GENETIC VARIABILITY, INTERRELATIONSHIP, PATH COEFFICIENT AND GENETIC DIVERSITY ANALYSIS IN Brassica napus L.

Abstract

A field experiment was conducted with 22 Brassica napus L. advanced lines at the experimental farm of Sher-e-Bangla Agricultural University, Dhaka to study the genetic variability, interrelationship, path coefficient and genetic diversity in Brassica napus L. during November 2008 to March 2009. The genotypes were found to differ significantly for all the characters studied except days to 80% maturity. The characters days to 80% maturity, plant height, number of primary branches per plant, number of seeds per siliqua, number of siliqua per plant and seed yield per plant showed higher influence of environment whereas, siliqua length and 1000-seed weight showed least.
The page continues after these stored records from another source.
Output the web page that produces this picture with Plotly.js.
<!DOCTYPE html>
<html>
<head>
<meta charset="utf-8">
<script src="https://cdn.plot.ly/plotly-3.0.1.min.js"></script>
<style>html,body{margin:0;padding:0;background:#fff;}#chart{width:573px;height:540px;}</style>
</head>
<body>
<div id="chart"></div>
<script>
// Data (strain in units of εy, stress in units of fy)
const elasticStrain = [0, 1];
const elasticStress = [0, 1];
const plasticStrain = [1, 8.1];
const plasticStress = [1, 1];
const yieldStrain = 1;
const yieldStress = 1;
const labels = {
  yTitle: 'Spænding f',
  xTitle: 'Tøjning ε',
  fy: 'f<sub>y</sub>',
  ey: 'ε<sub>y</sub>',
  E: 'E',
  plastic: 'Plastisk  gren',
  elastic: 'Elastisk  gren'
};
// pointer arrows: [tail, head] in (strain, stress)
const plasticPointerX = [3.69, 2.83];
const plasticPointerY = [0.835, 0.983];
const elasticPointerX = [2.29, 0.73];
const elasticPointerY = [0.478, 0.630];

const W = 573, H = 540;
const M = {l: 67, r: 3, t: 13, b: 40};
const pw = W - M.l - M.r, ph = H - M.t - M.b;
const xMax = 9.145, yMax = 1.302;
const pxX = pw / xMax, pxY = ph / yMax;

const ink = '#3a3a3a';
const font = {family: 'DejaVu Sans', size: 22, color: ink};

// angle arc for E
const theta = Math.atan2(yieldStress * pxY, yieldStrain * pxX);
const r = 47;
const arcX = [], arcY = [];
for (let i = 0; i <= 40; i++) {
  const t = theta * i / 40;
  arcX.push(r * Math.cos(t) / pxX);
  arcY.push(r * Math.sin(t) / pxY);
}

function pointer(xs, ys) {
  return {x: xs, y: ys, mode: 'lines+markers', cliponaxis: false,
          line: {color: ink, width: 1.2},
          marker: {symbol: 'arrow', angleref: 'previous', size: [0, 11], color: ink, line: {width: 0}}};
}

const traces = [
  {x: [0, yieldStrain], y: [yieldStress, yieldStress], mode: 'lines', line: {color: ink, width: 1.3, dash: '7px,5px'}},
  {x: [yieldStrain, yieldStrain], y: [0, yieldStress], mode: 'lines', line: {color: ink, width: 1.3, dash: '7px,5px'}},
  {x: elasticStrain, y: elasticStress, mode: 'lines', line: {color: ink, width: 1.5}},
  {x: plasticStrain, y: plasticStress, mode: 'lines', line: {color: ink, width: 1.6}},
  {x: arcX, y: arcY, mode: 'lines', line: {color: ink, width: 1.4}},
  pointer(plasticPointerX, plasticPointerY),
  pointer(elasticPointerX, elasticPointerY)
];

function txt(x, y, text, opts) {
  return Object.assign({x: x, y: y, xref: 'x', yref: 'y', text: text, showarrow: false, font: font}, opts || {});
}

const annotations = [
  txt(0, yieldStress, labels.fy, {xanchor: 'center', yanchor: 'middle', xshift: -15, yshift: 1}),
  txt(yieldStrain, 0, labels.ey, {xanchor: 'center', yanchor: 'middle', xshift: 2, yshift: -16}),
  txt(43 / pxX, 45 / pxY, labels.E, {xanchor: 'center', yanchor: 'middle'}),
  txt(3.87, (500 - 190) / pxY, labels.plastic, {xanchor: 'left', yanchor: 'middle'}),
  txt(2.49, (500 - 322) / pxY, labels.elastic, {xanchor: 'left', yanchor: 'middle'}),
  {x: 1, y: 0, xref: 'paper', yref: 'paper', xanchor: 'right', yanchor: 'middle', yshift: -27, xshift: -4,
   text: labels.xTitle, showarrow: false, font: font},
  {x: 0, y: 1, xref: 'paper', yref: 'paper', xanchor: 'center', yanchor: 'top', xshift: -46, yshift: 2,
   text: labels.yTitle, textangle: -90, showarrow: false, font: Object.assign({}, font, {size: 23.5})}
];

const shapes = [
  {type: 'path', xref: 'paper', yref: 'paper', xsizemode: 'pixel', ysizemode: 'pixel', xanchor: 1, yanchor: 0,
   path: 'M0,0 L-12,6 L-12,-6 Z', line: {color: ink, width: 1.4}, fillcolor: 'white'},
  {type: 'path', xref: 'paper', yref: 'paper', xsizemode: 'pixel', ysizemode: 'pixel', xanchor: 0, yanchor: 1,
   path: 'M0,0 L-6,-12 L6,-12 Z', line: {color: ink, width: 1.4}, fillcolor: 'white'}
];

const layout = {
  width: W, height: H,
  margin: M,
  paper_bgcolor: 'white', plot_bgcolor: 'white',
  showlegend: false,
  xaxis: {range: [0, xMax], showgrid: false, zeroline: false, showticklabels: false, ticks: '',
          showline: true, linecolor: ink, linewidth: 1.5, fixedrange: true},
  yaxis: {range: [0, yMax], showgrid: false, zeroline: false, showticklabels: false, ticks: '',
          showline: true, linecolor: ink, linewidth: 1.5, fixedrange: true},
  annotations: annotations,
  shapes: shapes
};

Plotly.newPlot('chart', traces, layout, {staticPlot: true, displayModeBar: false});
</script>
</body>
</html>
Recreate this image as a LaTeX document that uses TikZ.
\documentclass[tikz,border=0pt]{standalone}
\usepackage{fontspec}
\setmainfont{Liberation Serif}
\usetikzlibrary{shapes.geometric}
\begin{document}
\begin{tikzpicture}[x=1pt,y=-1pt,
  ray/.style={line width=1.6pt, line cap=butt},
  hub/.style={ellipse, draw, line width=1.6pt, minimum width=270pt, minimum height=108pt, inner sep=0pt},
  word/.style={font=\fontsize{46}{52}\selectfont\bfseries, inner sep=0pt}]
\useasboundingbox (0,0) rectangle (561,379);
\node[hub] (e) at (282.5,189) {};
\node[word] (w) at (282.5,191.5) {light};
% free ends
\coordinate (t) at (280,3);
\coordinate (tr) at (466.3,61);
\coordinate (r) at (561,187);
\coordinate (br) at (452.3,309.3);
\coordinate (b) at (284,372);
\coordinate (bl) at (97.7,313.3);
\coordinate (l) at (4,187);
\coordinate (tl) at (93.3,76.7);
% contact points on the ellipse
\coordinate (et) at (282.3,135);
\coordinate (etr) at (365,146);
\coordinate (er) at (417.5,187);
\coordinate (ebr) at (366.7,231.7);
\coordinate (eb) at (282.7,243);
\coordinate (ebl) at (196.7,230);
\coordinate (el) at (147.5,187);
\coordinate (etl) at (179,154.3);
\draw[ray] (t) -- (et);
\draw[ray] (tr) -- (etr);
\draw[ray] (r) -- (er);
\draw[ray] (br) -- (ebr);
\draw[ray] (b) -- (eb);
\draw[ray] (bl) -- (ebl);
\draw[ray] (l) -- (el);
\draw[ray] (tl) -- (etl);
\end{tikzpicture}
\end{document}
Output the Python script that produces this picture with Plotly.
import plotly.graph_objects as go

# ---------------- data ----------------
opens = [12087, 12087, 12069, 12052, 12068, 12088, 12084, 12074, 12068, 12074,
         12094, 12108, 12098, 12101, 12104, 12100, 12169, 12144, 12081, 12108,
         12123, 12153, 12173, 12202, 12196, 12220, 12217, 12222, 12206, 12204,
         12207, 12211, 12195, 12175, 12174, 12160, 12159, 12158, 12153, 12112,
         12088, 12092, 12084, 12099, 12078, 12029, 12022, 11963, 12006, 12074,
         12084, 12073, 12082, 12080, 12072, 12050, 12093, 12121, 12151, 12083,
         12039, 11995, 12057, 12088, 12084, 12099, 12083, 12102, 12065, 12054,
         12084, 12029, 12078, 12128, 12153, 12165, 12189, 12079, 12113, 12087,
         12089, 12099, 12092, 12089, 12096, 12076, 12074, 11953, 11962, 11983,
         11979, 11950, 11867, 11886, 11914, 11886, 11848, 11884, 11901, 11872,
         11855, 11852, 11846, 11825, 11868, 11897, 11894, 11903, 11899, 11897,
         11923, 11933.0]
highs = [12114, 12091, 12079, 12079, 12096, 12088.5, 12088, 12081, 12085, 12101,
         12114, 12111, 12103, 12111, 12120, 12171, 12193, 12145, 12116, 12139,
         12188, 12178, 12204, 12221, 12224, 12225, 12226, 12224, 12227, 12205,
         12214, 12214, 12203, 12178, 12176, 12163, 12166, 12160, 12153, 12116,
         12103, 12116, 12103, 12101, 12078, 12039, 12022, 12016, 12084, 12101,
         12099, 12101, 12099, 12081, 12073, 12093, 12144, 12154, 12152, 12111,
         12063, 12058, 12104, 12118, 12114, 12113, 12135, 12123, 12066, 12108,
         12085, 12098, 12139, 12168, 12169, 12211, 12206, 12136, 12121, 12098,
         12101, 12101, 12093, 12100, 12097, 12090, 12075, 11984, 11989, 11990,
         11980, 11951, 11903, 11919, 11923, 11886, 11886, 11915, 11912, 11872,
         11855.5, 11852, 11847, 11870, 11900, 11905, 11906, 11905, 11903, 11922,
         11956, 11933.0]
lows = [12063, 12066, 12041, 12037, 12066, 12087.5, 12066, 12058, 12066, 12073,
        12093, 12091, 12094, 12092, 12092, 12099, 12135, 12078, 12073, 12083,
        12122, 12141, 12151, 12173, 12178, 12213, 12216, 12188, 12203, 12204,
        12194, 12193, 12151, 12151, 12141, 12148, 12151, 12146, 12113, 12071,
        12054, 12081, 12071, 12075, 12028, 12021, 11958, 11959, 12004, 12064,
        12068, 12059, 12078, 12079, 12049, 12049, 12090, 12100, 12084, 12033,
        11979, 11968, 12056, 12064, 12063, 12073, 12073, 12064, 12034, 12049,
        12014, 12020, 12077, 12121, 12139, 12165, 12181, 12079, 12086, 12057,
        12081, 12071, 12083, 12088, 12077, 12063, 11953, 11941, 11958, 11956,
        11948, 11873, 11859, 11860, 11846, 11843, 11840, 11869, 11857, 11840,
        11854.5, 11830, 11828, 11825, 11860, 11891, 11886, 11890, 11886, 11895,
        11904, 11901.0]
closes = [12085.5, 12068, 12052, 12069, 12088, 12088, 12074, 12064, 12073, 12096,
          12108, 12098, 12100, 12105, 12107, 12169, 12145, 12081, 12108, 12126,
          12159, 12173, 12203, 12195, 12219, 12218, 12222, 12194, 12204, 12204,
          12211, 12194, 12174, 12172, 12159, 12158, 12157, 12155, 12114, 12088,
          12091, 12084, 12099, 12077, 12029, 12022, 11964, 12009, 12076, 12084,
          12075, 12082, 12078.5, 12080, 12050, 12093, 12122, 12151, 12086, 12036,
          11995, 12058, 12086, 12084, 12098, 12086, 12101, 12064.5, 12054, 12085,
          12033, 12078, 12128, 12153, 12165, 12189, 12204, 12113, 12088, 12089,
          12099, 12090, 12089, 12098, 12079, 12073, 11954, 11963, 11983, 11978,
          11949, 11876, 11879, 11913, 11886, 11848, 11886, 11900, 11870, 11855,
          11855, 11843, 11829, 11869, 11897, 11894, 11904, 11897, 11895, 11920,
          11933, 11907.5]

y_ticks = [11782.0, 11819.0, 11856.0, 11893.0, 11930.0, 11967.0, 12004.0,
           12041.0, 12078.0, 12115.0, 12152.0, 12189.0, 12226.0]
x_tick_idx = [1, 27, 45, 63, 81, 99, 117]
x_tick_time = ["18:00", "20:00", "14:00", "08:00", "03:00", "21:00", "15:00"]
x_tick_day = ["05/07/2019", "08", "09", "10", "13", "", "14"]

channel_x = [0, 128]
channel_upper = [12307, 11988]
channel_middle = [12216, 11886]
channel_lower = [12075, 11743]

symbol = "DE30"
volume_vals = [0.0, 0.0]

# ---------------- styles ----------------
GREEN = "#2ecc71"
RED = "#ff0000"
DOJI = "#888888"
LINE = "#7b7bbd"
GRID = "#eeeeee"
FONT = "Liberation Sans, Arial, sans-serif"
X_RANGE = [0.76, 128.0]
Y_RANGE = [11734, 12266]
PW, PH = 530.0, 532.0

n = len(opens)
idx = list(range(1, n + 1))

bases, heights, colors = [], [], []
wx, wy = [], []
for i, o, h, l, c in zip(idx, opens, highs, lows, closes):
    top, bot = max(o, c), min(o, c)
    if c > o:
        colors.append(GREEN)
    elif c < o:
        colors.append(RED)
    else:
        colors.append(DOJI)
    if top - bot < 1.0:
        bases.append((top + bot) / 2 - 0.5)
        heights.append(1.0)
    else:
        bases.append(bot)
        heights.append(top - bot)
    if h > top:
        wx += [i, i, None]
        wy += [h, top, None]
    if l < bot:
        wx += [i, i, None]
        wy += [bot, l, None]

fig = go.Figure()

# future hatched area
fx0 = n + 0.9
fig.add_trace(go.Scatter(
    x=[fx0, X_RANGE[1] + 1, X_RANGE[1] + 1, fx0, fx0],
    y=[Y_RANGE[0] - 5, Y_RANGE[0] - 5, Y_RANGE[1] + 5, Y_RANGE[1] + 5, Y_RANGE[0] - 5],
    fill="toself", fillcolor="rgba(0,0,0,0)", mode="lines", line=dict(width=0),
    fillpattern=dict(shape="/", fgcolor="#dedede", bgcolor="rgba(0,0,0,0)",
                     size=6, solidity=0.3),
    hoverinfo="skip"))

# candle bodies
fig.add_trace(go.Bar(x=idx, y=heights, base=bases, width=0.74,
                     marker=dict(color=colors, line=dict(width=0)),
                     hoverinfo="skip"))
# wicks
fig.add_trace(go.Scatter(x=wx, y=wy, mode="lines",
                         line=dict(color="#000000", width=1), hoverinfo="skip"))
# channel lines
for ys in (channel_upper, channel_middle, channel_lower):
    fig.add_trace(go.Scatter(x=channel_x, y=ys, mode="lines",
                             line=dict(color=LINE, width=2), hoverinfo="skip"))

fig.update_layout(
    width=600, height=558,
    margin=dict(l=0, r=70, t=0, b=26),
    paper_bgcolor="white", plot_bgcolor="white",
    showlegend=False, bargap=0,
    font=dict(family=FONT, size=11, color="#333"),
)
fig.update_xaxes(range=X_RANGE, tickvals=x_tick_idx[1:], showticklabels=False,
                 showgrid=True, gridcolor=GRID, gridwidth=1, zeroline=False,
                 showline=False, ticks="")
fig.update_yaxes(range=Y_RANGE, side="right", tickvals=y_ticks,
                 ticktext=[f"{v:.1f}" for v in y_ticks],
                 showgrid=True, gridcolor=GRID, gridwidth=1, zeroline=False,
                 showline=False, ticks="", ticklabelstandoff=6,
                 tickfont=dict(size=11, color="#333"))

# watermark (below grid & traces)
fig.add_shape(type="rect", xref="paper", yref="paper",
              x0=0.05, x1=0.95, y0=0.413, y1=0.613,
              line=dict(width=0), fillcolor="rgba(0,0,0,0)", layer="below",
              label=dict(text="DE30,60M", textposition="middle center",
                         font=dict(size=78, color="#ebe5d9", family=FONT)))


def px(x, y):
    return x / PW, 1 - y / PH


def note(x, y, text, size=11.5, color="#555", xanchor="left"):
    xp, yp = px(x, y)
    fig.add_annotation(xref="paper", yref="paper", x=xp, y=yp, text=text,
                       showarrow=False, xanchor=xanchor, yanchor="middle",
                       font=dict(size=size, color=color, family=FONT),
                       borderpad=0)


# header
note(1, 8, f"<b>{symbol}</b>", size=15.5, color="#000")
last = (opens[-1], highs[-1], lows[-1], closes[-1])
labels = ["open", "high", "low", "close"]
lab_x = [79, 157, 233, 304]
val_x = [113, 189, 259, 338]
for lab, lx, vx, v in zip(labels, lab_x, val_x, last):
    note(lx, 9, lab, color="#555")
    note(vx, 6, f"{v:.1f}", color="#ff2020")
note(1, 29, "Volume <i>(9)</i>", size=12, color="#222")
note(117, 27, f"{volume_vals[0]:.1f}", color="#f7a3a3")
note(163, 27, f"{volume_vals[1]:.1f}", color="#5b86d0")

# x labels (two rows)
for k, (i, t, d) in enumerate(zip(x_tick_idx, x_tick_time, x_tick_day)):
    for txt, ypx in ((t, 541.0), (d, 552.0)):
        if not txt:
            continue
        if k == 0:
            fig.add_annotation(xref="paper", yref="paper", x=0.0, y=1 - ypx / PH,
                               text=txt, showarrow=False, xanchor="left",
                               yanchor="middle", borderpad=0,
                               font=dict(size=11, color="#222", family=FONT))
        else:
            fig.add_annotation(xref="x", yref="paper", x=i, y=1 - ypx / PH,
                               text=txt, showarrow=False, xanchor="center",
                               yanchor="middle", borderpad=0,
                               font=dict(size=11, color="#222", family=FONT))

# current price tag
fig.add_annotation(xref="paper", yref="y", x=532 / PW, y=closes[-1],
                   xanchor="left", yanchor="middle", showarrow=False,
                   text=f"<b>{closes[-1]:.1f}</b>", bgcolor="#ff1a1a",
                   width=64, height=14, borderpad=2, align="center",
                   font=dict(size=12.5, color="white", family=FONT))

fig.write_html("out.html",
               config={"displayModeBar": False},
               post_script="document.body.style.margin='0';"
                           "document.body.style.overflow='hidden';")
Moreover, the number of primary branches per plant, number of secondary branches per plant, siliqua length, number of seeds per siliqua, number of siliqua per plant, 1000-seed weight and seed yield per plant showed moderate broad base heritability while plant height exhibits the highest heritability. The significant positive correlation with seed yield per plant was found in plant height, number of primary branches per plant and number of siliqua per plant. However, the highest significant positive correlation was found between days to 50% flowering and plant height. Path coefficient analysis showed that the plant height had maximum positive direct effect on seed yield followed by number of siliqua per plant and siliqua length. Plant height, number of primary branches per plant and number of siliqua per plant were the most important contributors to seed yield per plant which could be taken in consideration for future hybridization program. Different multivariate analysis techniques were used to classify 22 Brassica napus genotypes. The genotypes were grouped into four clusters. The highest inter-cluster distance was observed between clusters II and IV whereas the maximum intra-cluster distance was found in cluster II. Therefore, the genotypes belonging to cluster I and cluster II, cluster II and cluster Ill and cluster Ill and cluster IV have been selected for future hybridization program. The role of number of secondary branches per plant and number of siliqua per plant in both the vectors were important components for genetic divergence in these materials. Considering group distance and other agronomic performance the inter-genotypic crosses between 01 and 02, 02 and G6; G6 and 07; 06 and G8 and G7 and 08 might be suggested for future hybridization program.